Kim’s hero, Ya‘qub Beg, a former Khokandian military officer (b. 1820, probably of Uzbek origin and therefore not a native of the region), was the one leader who finally succeeded in unifying most of Xinjiang from his initial base in Kashgar. He did so despite the lack of political or religious prestige and despite being a stranger in the region (for that reason, he never took the title of “khan”). Kim’s description of Ya‘qub Beg’s state shows that it was centralized in a manner that, not surprisingly perhaps, resembled the Qing structure and that he relied heavily on Khokandian personnel in staffing key posts in the military and administration (which eventually proved to be a fatal move). In order to stabilize his regime further and gain some legitimacy, Ya‘qub Beg employed Islam by enforcing the shariah as the law and by sponsoring and cultivating the cult of local saints. Another important feature of his rule was the constant relatively successful use of diplomatic relations and juggling between various international powers such as Russia, England, and the Ottoman empire.
Toward China, Ya‘qub Beg attempted a policy of avoiding confrontation, which undermined the moral (and ideological) motivation of his military officers. Finally, despite preliminary successes in military and administrative buildup and international legitimacy, the regime succumbed to differences between the rulers and the ruled and a lack of stable financial bases of support, which helped the reentering of Qing armies to the region.
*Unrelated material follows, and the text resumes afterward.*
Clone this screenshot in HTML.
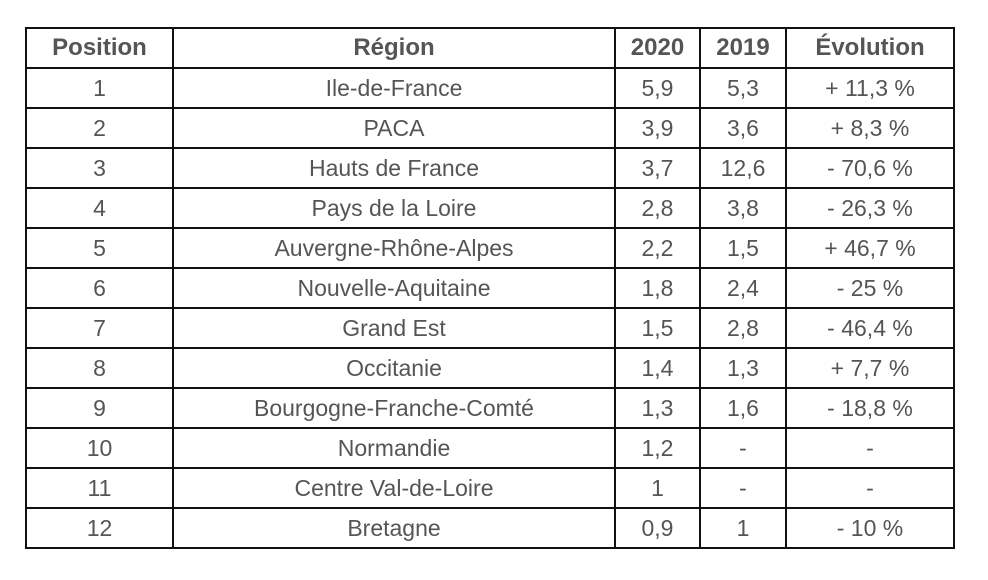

Among the several consequences of this episode, two are of particular relevance today. After reconquering the region, the Qing government sought to incorporate Xinjiang fully into the Chinese empire and to turn it into something resembling a Chinese province. In addition, “Hanization” through migration of Han Chinese into the region began. Within Xinjiang’s society, religious sentiments and jihad ideology gave way to the rise of nationalist sentiments and ideas. Thus, Kim shows how many of the policies of the People’s Republic of China government toward the region are rooted in the late Qing period.
Kim’s highly relevant and timely study not only fills a significant lacuna in the historiography of the region but also opens the door to new scholarly enterprises. One such tempting possibility would be a comparison of the histories, ideologies, and international roles of Qingzhenguo and Pingnanguo, the latter being the contemporary rebel state of Yunnan, which was also “founded” by a Muslim, Du Wenxiu.
Finally, the author’s good command of an amazing range of languages often reminded this reader of Kim’s former teacher, the late Joseph Fletcher, who no doubt now resides in a heavenly oasis hopefully far less chaotic than those that his former student so ably describes.